= Exercise objective =
Retype exactly the lines from the line containing "Generate a Python" through the line containing "import seaborn as sns", both included, and nothing more; skip the pictures.

-- Start of Exercise material --

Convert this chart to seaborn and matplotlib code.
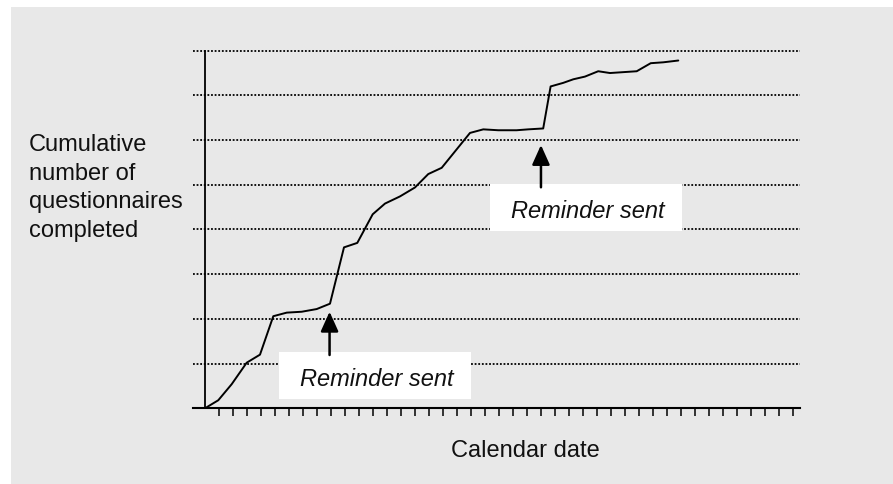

-- End of Exercise material --
-- Start of Exercise material --

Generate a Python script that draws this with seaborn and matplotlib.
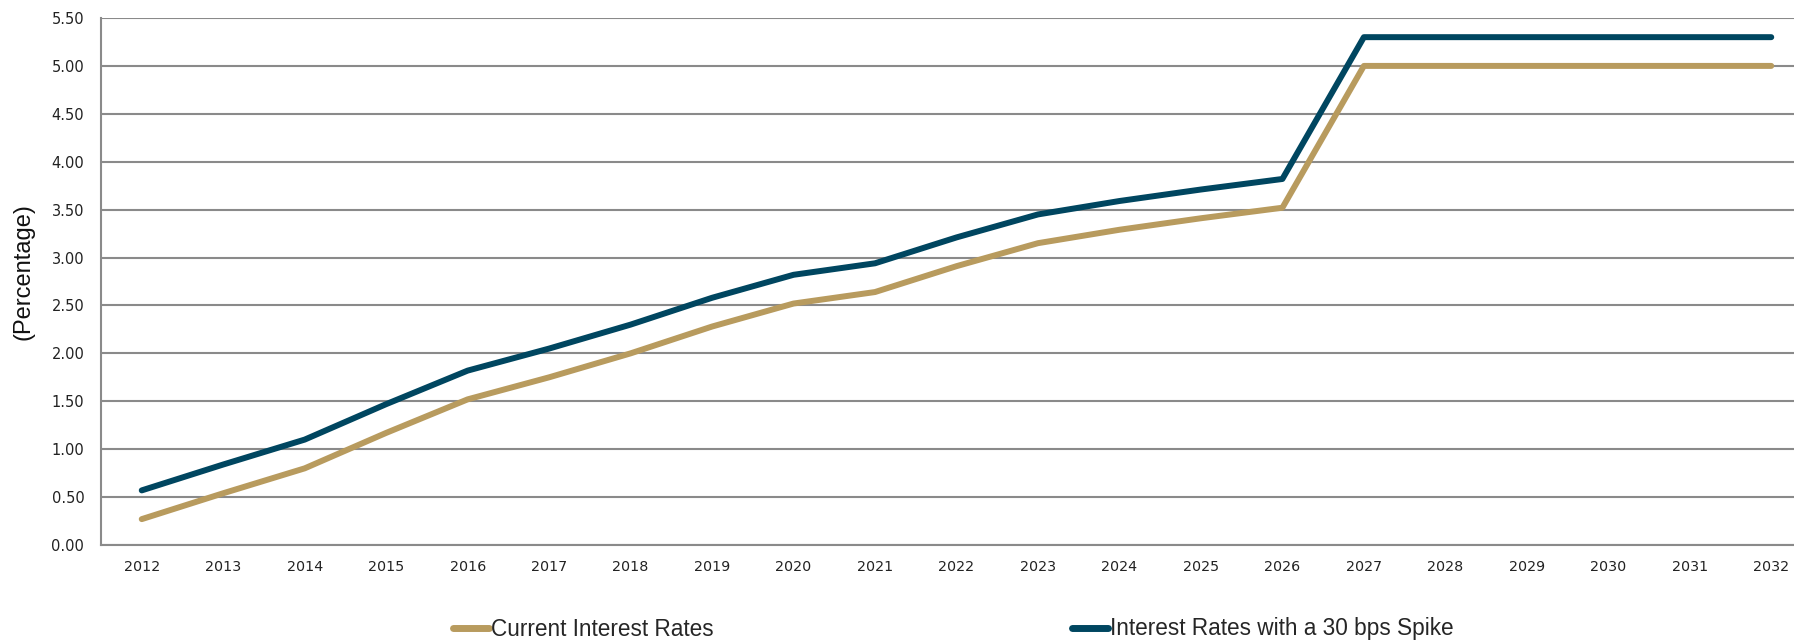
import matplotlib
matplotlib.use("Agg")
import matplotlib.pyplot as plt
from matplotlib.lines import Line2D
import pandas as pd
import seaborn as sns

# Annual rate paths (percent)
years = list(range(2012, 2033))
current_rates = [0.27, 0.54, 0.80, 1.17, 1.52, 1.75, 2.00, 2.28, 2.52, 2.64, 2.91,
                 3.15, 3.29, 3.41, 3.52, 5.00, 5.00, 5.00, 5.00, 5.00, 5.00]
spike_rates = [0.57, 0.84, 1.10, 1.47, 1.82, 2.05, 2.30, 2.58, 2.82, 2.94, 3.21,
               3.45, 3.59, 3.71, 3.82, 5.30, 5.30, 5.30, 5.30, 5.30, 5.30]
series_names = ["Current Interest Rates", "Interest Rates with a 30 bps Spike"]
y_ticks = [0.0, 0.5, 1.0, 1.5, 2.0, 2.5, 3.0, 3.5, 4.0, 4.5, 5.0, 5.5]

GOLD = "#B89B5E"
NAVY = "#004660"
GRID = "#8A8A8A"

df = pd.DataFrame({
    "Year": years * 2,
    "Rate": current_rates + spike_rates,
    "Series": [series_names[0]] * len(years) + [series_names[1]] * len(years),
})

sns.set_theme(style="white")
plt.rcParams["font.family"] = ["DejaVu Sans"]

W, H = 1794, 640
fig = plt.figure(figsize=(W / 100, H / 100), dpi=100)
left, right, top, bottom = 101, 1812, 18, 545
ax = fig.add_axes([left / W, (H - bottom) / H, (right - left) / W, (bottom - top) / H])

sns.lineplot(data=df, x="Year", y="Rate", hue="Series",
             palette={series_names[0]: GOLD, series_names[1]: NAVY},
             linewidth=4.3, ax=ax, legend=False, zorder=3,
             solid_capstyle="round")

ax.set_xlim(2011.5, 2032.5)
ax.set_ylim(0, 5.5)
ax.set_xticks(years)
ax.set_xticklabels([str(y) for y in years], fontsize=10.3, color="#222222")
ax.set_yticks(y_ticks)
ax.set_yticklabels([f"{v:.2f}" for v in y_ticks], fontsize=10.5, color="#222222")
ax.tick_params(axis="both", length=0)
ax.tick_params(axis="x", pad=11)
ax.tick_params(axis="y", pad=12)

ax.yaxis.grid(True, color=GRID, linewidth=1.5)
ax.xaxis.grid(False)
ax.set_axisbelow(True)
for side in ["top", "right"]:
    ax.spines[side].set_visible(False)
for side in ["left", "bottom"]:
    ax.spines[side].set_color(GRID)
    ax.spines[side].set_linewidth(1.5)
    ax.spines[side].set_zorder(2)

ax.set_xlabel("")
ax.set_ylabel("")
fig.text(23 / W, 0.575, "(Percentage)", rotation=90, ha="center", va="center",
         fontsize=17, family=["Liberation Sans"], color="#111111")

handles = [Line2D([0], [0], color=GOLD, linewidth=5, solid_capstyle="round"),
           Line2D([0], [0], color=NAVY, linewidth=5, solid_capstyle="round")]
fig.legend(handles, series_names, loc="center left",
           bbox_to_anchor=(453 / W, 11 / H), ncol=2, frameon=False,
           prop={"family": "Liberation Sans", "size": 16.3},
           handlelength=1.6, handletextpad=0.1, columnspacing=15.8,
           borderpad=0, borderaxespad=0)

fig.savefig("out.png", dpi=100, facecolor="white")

-- End of Exercise material --

= Solution to the exercise =
Generate a Python script that draws this with seaborn and matplotlib.
import matplotlib
matplotlib.use("Agg")
import matplotlib.pyplot as plt
from matplotlib.lines import Line2D
import pandas as pd
import seaborn as sns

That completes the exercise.